Eagle Vision Quarterly Newsletter

December 2013

Richard L. Simms
President, Black Eagle Executive Search

As the 2013 has now drawn to a close, an excellent summary of the 2013 labour market in Canada was outlined in the Globe and Mail:

January 11, 2014:

The country shed a surprising 45,900 positions in December while the jobless rate climbed three notches to 7.2 %, leaving it similar to year-earlier levels.

One month doesn't make a trend, and the employment drop comes after modest increases in the previous three months. Still, job growth petered out as the year went on, resulting in average gains of 8,500 a month – a third of the monthly pace in 2012.

“The December numbers were disappointing but it’s just one month – when you look at the trend, it’s slow growth, in line with the Canadian economy,” said Benoit Durocher, Montreal-based senior economist at Desjardins Securities.

The pace of hiring could pick up, for several reasons. The U.S. economy, where most of Canada’s exports flow, is finally on sturdier ground. And the weaker Canadian dollar may finally give manufacturers and exporters the confidence to invest and hire.

“Everything suggests that the gradual improvement of global economic conditions will allow the Canadian labour market… to improve in 2014,” said Mr. Durocher.

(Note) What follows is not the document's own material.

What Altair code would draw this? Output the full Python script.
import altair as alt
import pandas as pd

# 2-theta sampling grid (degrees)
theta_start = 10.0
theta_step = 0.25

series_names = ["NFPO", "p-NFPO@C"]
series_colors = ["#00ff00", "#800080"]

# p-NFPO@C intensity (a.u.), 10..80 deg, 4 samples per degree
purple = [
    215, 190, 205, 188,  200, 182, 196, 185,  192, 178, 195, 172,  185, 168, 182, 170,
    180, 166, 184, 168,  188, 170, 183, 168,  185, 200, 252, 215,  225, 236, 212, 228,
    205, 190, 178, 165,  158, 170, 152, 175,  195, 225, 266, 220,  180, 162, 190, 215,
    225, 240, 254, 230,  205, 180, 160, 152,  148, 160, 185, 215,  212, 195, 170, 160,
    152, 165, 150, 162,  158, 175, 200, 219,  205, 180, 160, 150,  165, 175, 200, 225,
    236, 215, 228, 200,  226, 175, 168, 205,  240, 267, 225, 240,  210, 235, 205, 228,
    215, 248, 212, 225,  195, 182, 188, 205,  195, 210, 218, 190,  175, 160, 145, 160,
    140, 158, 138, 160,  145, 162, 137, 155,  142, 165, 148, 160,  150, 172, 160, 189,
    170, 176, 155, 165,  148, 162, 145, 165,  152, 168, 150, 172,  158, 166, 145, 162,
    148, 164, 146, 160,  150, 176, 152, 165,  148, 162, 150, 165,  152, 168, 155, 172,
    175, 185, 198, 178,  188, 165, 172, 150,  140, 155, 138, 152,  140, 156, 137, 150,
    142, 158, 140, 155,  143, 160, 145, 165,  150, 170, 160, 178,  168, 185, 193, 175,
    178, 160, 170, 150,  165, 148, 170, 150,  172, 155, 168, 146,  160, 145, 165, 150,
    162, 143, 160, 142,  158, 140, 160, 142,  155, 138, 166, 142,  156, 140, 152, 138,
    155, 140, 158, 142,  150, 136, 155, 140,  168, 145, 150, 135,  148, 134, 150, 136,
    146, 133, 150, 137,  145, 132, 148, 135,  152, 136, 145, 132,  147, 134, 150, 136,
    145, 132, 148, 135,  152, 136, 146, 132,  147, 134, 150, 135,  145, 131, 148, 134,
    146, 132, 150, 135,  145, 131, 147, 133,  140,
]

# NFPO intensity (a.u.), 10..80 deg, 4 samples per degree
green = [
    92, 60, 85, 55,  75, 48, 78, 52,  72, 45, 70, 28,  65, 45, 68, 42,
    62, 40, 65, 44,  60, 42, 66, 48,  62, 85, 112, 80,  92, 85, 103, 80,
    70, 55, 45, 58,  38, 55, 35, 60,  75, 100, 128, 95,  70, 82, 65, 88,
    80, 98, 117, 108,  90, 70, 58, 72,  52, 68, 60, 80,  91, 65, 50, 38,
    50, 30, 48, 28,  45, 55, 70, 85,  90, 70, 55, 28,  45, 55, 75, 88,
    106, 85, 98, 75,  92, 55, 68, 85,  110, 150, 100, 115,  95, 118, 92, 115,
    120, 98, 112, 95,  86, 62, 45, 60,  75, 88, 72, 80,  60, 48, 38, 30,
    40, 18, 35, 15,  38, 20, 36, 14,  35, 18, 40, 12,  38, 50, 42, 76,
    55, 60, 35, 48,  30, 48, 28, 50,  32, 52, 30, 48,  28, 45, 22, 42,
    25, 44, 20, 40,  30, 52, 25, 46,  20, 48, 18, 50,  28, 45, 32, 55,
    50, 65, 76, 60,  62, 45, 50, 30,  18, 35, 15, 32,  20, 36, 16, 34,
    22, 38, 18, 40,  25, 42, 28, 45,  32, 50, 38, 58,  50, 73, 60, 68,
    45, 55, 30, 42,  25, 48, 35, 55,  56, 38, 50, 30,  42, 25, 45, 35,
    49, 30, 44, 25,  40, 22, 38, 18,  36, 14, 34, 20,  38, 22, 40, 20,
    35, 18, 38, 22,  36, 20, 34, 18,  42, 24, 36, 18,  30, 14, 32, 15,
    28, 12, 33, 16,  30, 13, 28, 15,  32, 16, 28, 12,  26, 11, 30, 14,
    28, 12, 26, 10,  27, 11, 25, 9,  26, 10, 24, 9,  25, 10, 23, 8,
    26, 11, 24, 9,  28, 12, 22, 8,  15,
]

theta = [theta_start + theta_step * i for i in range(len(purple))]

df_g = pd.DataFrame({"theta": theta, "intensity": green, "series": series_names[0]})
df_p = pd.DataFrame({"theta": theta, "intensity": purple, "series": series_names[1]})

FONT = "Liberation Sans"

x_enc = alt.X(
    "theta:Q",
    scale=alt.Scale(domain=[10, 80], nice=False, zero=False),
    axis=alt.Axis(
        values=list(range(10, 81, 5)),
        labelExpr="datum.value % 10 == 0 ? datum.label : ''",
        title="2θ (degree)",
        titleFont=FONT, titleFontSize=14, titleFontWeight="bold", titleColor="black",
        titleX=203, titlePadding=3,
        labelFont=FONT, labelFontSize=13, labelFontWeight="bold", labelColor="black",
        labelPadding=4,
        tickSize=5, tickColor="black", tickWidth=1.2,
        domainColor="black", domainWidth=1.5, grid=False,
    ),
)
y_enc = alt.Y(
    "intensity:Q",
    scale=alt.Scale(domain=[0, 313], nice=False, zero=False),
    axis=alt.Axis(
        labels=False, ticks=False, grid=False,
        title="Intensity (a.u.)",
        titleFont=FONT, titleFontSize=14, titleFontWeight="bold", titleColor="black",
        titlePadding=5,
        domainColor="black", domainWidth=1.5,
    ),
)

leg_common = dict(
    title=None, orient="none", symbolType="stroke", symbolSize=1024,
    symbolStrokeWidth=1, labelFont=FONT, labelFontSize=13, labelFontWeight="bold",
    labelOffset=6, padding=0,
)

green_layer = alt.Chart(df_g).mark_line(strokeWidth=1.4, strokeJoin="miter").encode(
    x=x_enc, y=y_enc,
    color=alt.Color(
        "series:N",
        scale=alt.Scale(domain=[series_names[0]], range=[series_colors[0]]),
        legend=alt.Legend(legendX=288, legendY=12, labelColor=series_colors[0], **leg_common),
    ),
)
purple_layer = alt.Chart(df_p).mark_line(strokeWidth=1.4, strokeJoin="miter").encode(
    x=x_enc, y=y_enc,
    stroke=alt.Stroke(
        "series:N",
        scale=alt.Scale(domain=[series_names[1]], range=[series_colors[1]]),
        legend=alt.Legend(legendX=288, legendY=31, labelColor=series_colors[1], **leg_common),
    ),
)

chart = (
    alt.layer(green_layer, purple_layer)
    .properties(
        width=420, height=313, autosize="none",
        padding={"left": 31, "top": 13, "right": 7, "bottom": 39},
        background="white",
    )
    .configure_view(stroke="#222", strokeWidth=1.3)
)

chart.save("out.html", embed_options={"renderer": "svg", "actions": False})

Several factors made employers reticent to hire, from slow growth to uneven external demand, lower commodity prices, heated competition and, on the government side, reduced budgets. In the second half of the year, a string of companies, from Sears Canada Inc. to Potash Corp. of Saskatchewan Inc. and BlackBerry Ltd., announced job cuts while a wave of manufacturers, particularly in Central Canada, said they plan to close plants.

Last month’s job losses were all in full-time positions, which tumbled by 60,000. In the past year, full-time employment was little changed.

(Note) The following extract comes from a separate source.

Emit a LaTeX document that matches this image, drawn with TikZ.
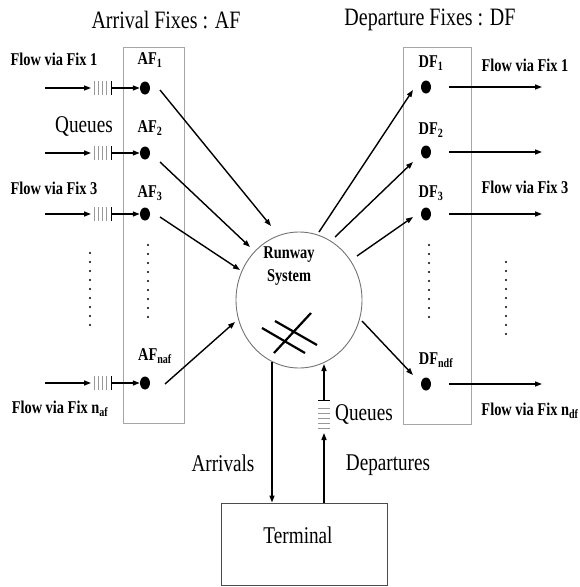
\documentclass[tikz,border=0pt]{standalone}
\usepackage{fontspec}
\setmainfont{Liberation Serif}[FakeStretch=0.8]
\usetikzlibrary{arrows.meta,shapes.geometric}
\newcommand\flowfont{\fontsize{18}{23}\selectfont\bfseries}
\newcommand\plainfont{\fontsize{24}{26}\selectfont}
\newcommand\headfont{\fontsize{25}{27}\selectfont}

\begin{document}
\begin{tikzpicture}[x=1pt,y=-1pt,
  flow/.style={font=\flowfont, inner sep=0pt},
  plain/.style={font=\plainfont, inner sep=0pt},
  head/.style={font=\headfont, inner sep=0pt},
  fixbox/.style={draw=black!35, line width=0.8pt, inner sep=0pt},
  fixdot/.style={ellipse, fill=black, minimum width=10pt, minimum height=13pt, inner sep=0pt},
  arr/.style={line width=1.4pt, -{Triangle[length=7pt,width=5pt]}},
  bararr/.style={line width=1.4pt, {Bar[width=14pt]}-{Triangle[length=7pt,width=5pt]}},
  queuebar/.style={draw=black!40, line width=0.9pt},
  rwline/.style={line width=2.2pt},
]
\useasboundingbox (0,0) rectangle (580,587);

% headings
\node[head] (hAF) at (166,20) {Arrival Fixes : AF};
\node[head] (hDF) at (430,20) {Departure Fixes : DF};

% fix boxes
\node[fixbox, draw, minimum width=61pt, minimum height=376pt] (afbox) at (153.5,235) {};
\node[fixbox, draw, minimum width=68pt, minimum height=377pt] (dfbox) at (437,235.5) {};

% runway system
\node[ellipse, draw=black!55, line width=0.9pt, minimum width=126pt, minimum height=136pt, inner sep=0pt] (rw) at (299,300) {};
\node[flow, align=center] (rwtext) at (289,266) {Runway\\System};
\draw[rwline] (275,321) -- (317,345);
\draw[rwline] (262,328) -- (305,353);
\draw[rwline] (311,313) -- (274,353);

% arrival fixes
\foreach \n/\y in {1/88,2/153,3/214,4/383}{
  \node[fixdot] (af\n) at (145,\y) {};
  \coordinate (fin\n) at (45,\y);
  \coordinate (qin\n) at (91,\y);
  \coordinate (qout\n) at (111,\y);
  \foreach \x in {94,98,102,106}
    \draw[queuebar] (\x,\y-7) -- (\x,\y+7);
  \draw[arr] (fin\n) -- (qin\n);
  \draw[bararr] (qout\n) -- (af\n);
}
\node[flow] (laf1) at (150,60) {AF\textsubscript{1}};
\node[flow] (laf2) at (150,128) {AF\textsubscript{2}};
\node[flow] (laf3) at (150,193) {AF\textsubscript{3}};
\node[flow] (laf4) at (155,356) {AF\textsubscript{naf}};

\node[flow] (fl1) at (54,59) {Flow via Fix 1};
\node[plain] (lq) at (84,126) {Queues};
\node[flow] (fl3) at (54,188) {Flow via Fix 3};
\node[flow] (fl4) at (60,409) {Flow via Fix n\textsubscript{af}};

% arrival connectors to the runway system
\coordinate (as1) at (160,90);   \coordinate (ae1) at (271,226);
\coordinate (as2) at (160,162);  \coordinate (ae2) at (250,247);
\coordinate (as3) at (160,217);  \coordinate (ae3) at (240,270);
\coordinate (as4) at (165,384);  \coordinate (ae4) at (235,322);
\foreach \n in {1,2,3,4}
  \draw[arr] (as\n) -- (ae\n);

% departure fixes
\foreach \n/\y in {1/87,2/152,3/214,4/384}{
  \node[fixdot] (df\n) at (426,\y) {};
  \coordinate (fout\n) at (542,\y);
  \coordinate (dfs\n) at (449,\y);
  \draw[arr] (dfs\n) -- (fout\n);
}
\node[flow] (ldf1) at (431,63) {DF\textsubscript{1}};
\node[flow] (ldf2) at (431,130) {DF\textsubscript{2}};
\node[flow] (ldf3) at (431,193) {DF\textsubscript{3}};
\node[flow] (ldf4) at (436,360) {DF\textsubscript{ndf}};

\node[flow] (fr1) at (525,65) {Flow via Fix 1};
\node[flow] (fr3) at (525,187) {Flow via Fix 3};
\node[flow] (fr4) at (530,411) {Flow via Fix n\textsubscript{df}};

% departure connectors from the runway system
\coordinate (ds1) at (319,232);  \coordinate (de1) at (413,90);
\coordinate (ds2) at (335,237);  \coordinate (de2) at (413,162);
\coordinate (ds3) at (357,256);  \coordinate (de3) at (413,217);
\coordinate (ds4) at (362,321);  \coordinate (de4) at (413,375);
\foreach \n in {1,2,3,4}
  \draw[arr] (ds\n) -- (de\n);

% ellipsis dots
\foreach \i in {0,...,8}{
  \fill (90,253+9*\i) circle (1.2pt);
  \fill (148,245+9*\i) circle (1.2pt);
  \fill (429,245+9*\i) circle (1.2pt);
  \fill (506,262+9*\i) circle (1.2pt);
}

% terminal
\node[draw=black!70, line width=0.9pt, minimum width=166pt, minimum height=82pt, inner sep=0pt] (term) at (304,544) {};
\node[plain] (termtext) at (298,535) {Terminal};

% arrivals to terminal
\coordinate (arrtop) at (272,362);
\draw[arr] (arrtop) -- (term.north -| arrtop);
\node[plain] (larr) at (223,463) {Arrivals};

% departures from terminal, via queue
\coordinate (dqlow) at (324,433);
\coordinate (dqtop) at (324,401);
\coordinate (dqend) at (324,364);
\draw[arr] (term.north -| dqlow) -- (dqlow);
\foreach \y in {408,413,418,423,428}
  \draw[queuebar] (318,\y) -- (330,\y);
\draw[line width=1.4pt, {Bar[width=12pt]}-{Triangle[length=7pt,width=5pt]}] (dqtop) -- (dqend);
\node[plain] (ldq) at (364,414) {Queues};
\node[plain] (ldep) at (388,465) {Departures};
\end{tikzpicture}
\end{document}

And part-time positions have risen 2.5 per cent, a reflection of wobbly confidence.

Ontario bore the brunt of last month’s job losses. Its unemployment rate climbed to 7.9 % from 7.2 % as the business services, agriculture and natural resources sectors reduced head count.

Workers ditched self-employment. The ranks of the self-employed fell by 37,900 in the month, while private-sector firms – which account for the bulk of last year’s job growth – trimmed 26,300 positions and the public sector added 18,200 jobs in December, Statistics Canada said.

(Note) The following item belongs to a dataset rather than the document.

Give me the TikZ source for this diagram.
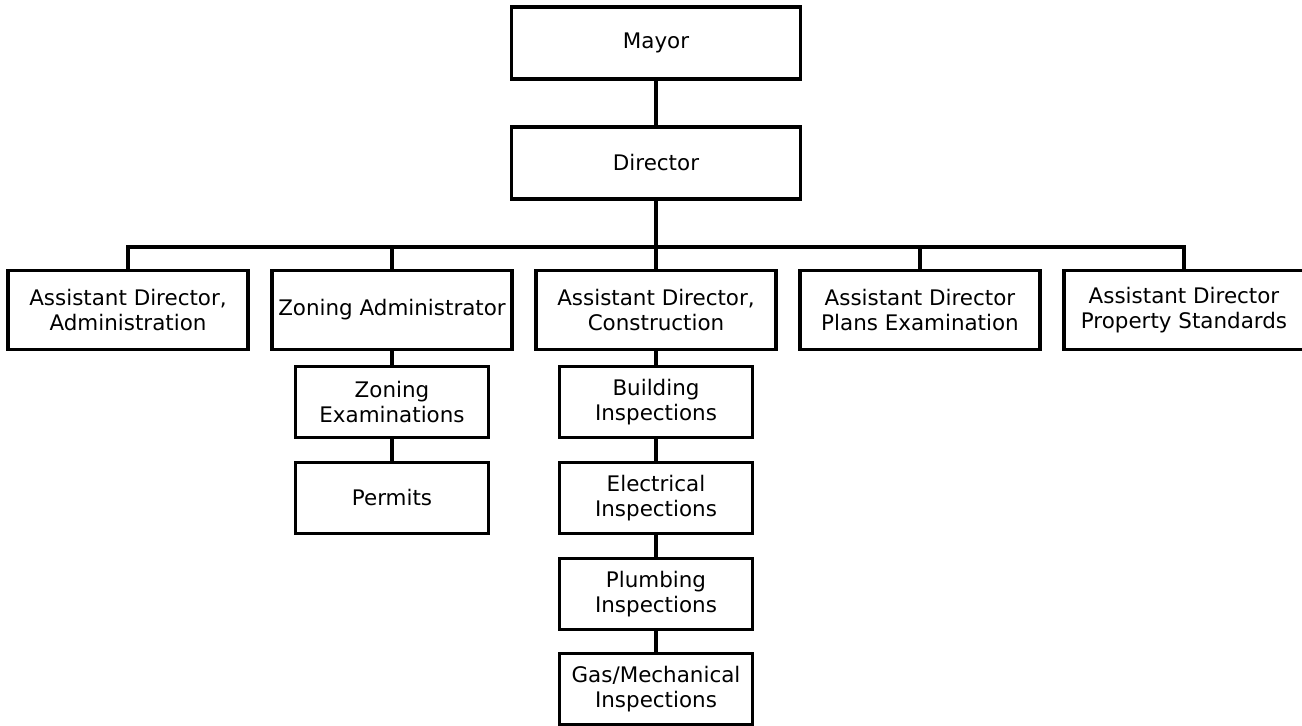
\documentclass[tikz,border=0pt]{standalone}
\usepackage{fontspec}
\setmainfont{DejaVu Sans}
\usetikzlibrary{positioning}

\tikzset{
  box/.style={draw, line width=2pt, fill=white, align=center, inner sep=2pt,
    font=\fontsize{12.2}{14.2}\selectfont},
  topbox/.style={box, minimum width=5.78cm, minimum height=1.44cm},
  headbox/.style={box, minimum width=4.8cm, minimum height=1.58cm},
  unitbox/.style={box, minimum width=3.86cm, minimum height=1.42cm},
  link/.style={line width=2pt, line cap=rect}
}

\begin{document}
\begin{tikzpicture}[x=0.02cm, y=-0.02cm]
    \useasboundingbox (0,0) rectangle (1302,726);

    % top of the chart
    \node[topbox] (mayor) at (656,43) {Mayor};
    \node[topbox] (director) at (656,163) {Director};
    \coordinate (bus) at (656,247);

    % second row
    \node[headbox] (adadmin) at (128,310) {Assistant Director,\\Administration};
    \node[headbox] (zoning) at (392,310) {Zoning Administrator};
    \node[headbox] (adconst) at (656,310) {Assistant Director,\\Construction};
    \node[headbox] (adplans) at (920,310) {Assistant Director\\Plans Examination};
    \node[headbox] (adprop) at (1184,310) {Assistant Director\\Property Standards};

    % units under zoning
    \node[unitbox] (zonexam) at (392,402) {Zoning\\Examinations};
    \node[unitbox] (permits) at (392,498) {Permits};

    % units under construction
    \node[unitbox] (bldg) at (656,402) {Building\\Inspections};
    \node[unitbox] (elec) at (656,498) {Electrical\\Inspections};
    \node[unitbox] (plumb) at (656,594) {Plumbing\\Inspections};
    \node[unitbox] (gasmech) at (656,689) {Gas/Mechanical\\Inspections};

    %connectors
    \draw[link] (mayor) -- (director);
    \draw[link] (director) -- (bus);
    \foreach \n in {adadmin,zoning,adconst,adplans,adprop} {
        \draw[link] (bus) -| (\n.north);
      }
    \draw[link] (zoning) -- (zonexam);
    \draw[link] (zonexam) -- (permits);
    \draw[link] (adconst) -- (bldg);
    \draw[link] (bldg) -- (elec);
    \draw[link] (elec) -- (plumb);
    \draw[link] (plumb) -- (gasmech);
  \end{tikzpicture}
\end{document}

It wasn’t all glum news. For those who had jobs, wage gains held steady at 2.4 % from a year ago. British Columbia and Newfoundland created jobs last month, with Newfoundland’s average jobless rate last year falling to its lowest point since record-keeping began in 1976.

Alberta led the pace of hiring last year, while Saskatchewan ended 2013 with the lowest jobless rate in Canada, at 3.9 %.

Among sectors, the only industries that tallied meaningful job growth last year were in professional, scientific and technical services, and natural resources – industries that tend to have better pay – Statscan said. Losses happened in agriculture, educational services, public administration and manufacturing. Construction has now shed jobs for four consecutive months.

There are several soft spots, among them a youth jobless rate that hit 14% last month, with little employment growth last year. And long-term unemployment remains elevated, with the number of Canadians out of work for prolonged stretches well above prerecession levels.

And December figures from the U.S. Department of Labor:

January 10, 2014

The unemployment rate declined from 7.0 % to 6.7 % in December, while total nonfarm payroll employment edged up (+74,000), the U.S. Bureau of Labor Statistics reported today.                                                                                                                                       

Over the year, the number of unemployed persons and the unemployment rate were down by 1.9 million and 1.2 % respectively.


Overall summary – after a slow growth year in 2013, employment prospects in Canada for 2014 are definitely brighter.